A fabulous gold treasure lies on the bottom of the Black Sea, which has for more than a century now remained lost, despite the numerous expeditions sent in search of it.
The chests filled with gold were loaded on the HMS Black Prince, which was part of the British fleet and was given the mission of transporting the wages of the soldiers in the British Army.
Back in 1853, the Crimean War erupted between Russia and Turkey. The Russian Empire faced off not just against the Ottoman Empire but also its allies - France, the British Empire, the Kingdom of Sardinia and the Duchy of Nassau.
To beat the Russians, the British hired over 200 merchant ships, which they mainly used as transport for various goods, weapons and more to the theater of war - the Black Sea.
Among the hired vessels was the motor-sailing frigate the HMS Prince. But everyone called her the Black Prince because her hull was painted a saturated black color.

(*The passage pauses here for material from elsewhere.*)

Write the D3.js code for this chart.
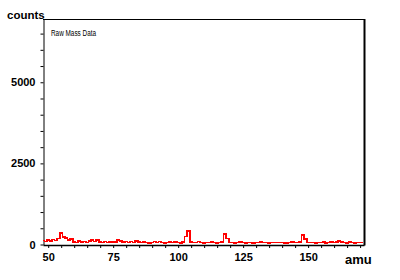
<!DOCTYPE html>
<html>
<head>
<meta charset="utf-8">
<script src="https://cdn.jsdelivr.net/npm/d3@7"></script>
<style>
  body { margin: 0; background: #fff; }
  svg { display: block; }
  .ax text { font-family: "Liberation Sans", Arial, sans-serif; font-weight: bold; font-size: 11px; fill: #000; }
  .ax path, .ax line { stroke: #000; }
</style>
</head>
<body>
<div id="chart"></div>
<script>
// spectrum sampled every 1 amu, starting at 48
const amuStart = 48;
const counts = [
  120, 90, 140, 100, 150, 120, 190, 350, 230, 200, 140, 170,
  80, 60, 100, 70, 90, 60, 110, 140, 90, 130, 80, 60,
  90, 60, 80, 70, 80, 140, 110, 70, 90, 60, 90, 60,
  100, 70, 60, 80, 60, 50, 60, 90, 60, 90, 60, 50,
  60, 80, 60, 70, 60, 50, 70, 250, 420, 70, 60, 60,
  90, 60, 50, 60, 60, 70, 60, 50, 60, 80, 320, 180,
  60, 60, 50, 60, 70, 60, 50, 60, 60, 40, 60, 60,
  70, 60, 60, 50, 60, 60, 60, 60, 60, 50, 40, 60,
  70, 60, 60, 80, 290, 170, 60, 60, 60, 50, 60, 60,
  70, 50, 60, 70, 60, 80, 100, 70, 60, 50, 70, 60,
  50, 60, 60, 60
];
const xTickLabels = [50, 75, 100, 125, 150];
const yTickLabels = [0, 2500, 5000];

const data = counts.map((c, i) => ({ amu: amuStart + i, c }));

const W = 400, H = 280;
const plotLeft = 43, plotRight = 364, plotTop = 19, plotBottom = 244.5;

const svg = d3.select("#chart").append("svg")
  .attr("width", W).attr("height", H);

const x = d3.scaleLinear().domain([48, 171.5]).range([plotLeft, plotRight]);
const y = d3.scaleLinear().domain([0, 6950]).range([plotBottom, plotTop]);

// frame
svg.append("line").attr("x1", plotLeft).attr("x2", plotRight).attr("y1", plotTop + 0.5).attr("y2", plotTop + 0.5)
  .attr("stroke", "#000");
svg.append("line").attr("x1", plotRight + 0.5).attr("x2", plotRight + 0.5).attr("y1", plotTop).attr("y2", plotBottom + 1)
  .attr("stroke", "#000").attr("stroke-width", 2);

// x axis
const gx = svg.append("g").attr("class", "ax")
  .attr("transform", `translate(0,${plotBottom + 0.5})`)
  .call(d3.axisBottom(x).tickValues(d3.range(50, 171, 5)).tickSize(3).tickSizeOuter(0)
    .tickFormat(d => xTickLabels.includes(d) ? d : ""));
gx.select(".domain").attr("stroke-width", 1.5);
gx.selectAll("text").attr("dy", "0").attr("y", 16);

// y axis
const gy = svg.append("g").attr("class", "ax")
  .attr("transform", `translate(${plotLeft + 0.5},0)`)
  .call(d3.axisLeft(y).tickValues(d3.range(0, 6950, 500)).tickSize(3).tickSizeOuter(0)
    .tickFormat(d => yTickLabels.includes(d) ? d : ""));
gy.selectAll("text").attr("x", -8);

// spectrum
const line = d3.line()
  .x(d => x(d.amu))
  .y(d => y(d.c))
  .curve(d3.curveStep);

svg.append("path")
  .datum(data)
  .attr("fill", "none")
  .attr("stroke", "#ff0000")
  .attr("stroke-width", 1.6)
  .attr("shape-rendering", "crispEdges")
  .attr("d", line);

// labels
svg.append("text").attr("x", 7).attr("y", 19)
  .style("font-family", "Liberation Sans, Arial, sans-serif")
  .style("font-weight", "bold").style("font-size", "11.5px")
  .text("counts");

svg.append("text").attr("x", 345).attr("y", 264)
  .style("font-family", "Liberation Sans, Arial, sans-serif")
  .style("font-weight", "bold").style("font-size", "13px")
  .text("amu");

svg.append("text").attr("x", 51).attr("y", 36)
  .style("font-family", "Liberation Sans, Arial, sans-serif")
  .style("font-size", "8.5px")
  .attr("textLength", 45).attr("lengthAdjust", "spacingAndGlyphs")
  .text("Raw Mass Data");
</script>
</body>
</html>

Toward the end of 1854, the Black Prince arrived at the Balaklava Harbor near Sevastopol. The frigate carried on board a real gold treasure - the wages of the army, which came out to several million pounds of sterling.
Just a few hours after docking near the Crimean Peninsula, a raging hurricane was unleashed, sinking most of the docked ships there.
The storm sent more than 60 British, French and Turkish vessels, including the Black Prince and all of her gold, to the sea bottom.
2 years later the anti-Russian coalition won the war. But the memory of the Black Prince's gold refused to give anyone peace and in 1957 the French organized the 1st expedition to search for and find it.
Despite the aid of the rubber diving suits that had just been invented, divers were unable to find even a fragment of the frigate.
The divers had searched the entire sea bottom all around Balaklava and found dozens of ships but not the Prince itself. Then came time for expeditions by Norwegian, Spanish, American and German treasure hunters, who also eventually went home empty-handed.
In 1923, the Soviet government sent its own teams to search for it, hoping to use the gold to deal with the famine which had been devastating a large part of the population, but all in vain.
And then, 3 years later, a Japanese diving company offered Russia to find the treasure in exchange for 40% of its value. After months of successful treasure hunting, the divers went home with 4 gold coins - their share of what they had found.
But the failures of all expeditions until that point did not discourage Bulgarian oceanographers, who believed that they were not searching for the Black Prince in the right spot. According to them, the shipwreck lay at the bottom of the Black Sea but in the Bulgarian part of it.
They issued the hypothesis that the storm had ripped the anchor off the frigate and the sea currents had carried it all the way to Bulgarian shores, where it later sunk. The press even published a sonar photograph of a sunken ship whose contours reminded of those of the Black Prince.
Bulgarian treasure hunters also had no success in finding the legendary ship, just like Ukrainian archaeologists, who in 2010 boldly stated that they knew where the treasure was located.
However, the only remnant of the Black Prince to ever be recovered from the Black Sea was a fragment of the captain's mess, with the logo of the ship.